Baumann hält die Abrüstungskonferenz grundsätzlich für enorm wichtig, denn «es ist das einzige ständige Abrüstungsforum, in dem sämtliche wichtigen militärischen Mächte vertreten sind». Das sehen auch die Vertreter anderer Staaten so. Zumindest im Prinzip.
Doch Fortschritte gibt es – wenn überhaupt – nur im Millimeterbereich. Dazu gehören zum Beispiel thematische Ausschüsse, die auch dank des Engagements der Schweiz gebildet worden sind. Ausschüsse, in denen Ländervertreter über konkrete Fragen diskutieren. Ein offizielles Verhandlungsmandat haben diese Ausschüsse aber nicht.

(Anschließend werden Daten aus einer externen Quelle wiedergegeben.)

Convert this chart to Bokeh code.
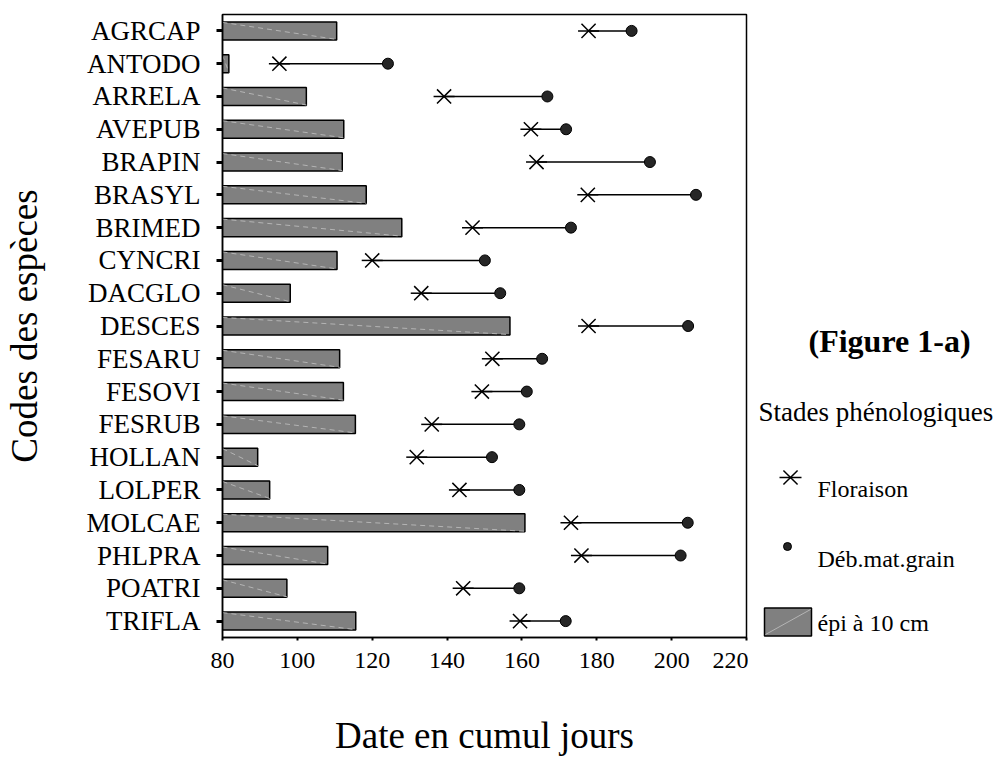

Die Welt ist komplizierter geworden
Früher war es einfacher. Im Kalten Krieg, als es zwei Machtblöcke gab und insofern klare Verhältnisse herrschten. Und erst recht in den Jahren des Aufbruchs nach dem Ende des Kalten Krieges. Heute indes tritt man an Ort, was auf die überaus angespannte weltpolitische Lage zurückzuführen ist, sagt Botschafter Baumann: «Einer der Gründe ist natürlich, wie die Welt heute aussieht.»
Will heissen: Die Differenzen zwischen grossen Mächten sind gewaltig, die Spannungen abgrundtief, die Konflikte zäh und bitter. Die Chancen, die «Schlafende Schöne», die UNO-Abrüstungskonferenz, aus ihrem Tiefschlaf zu erwecken, sind entsprechend gering.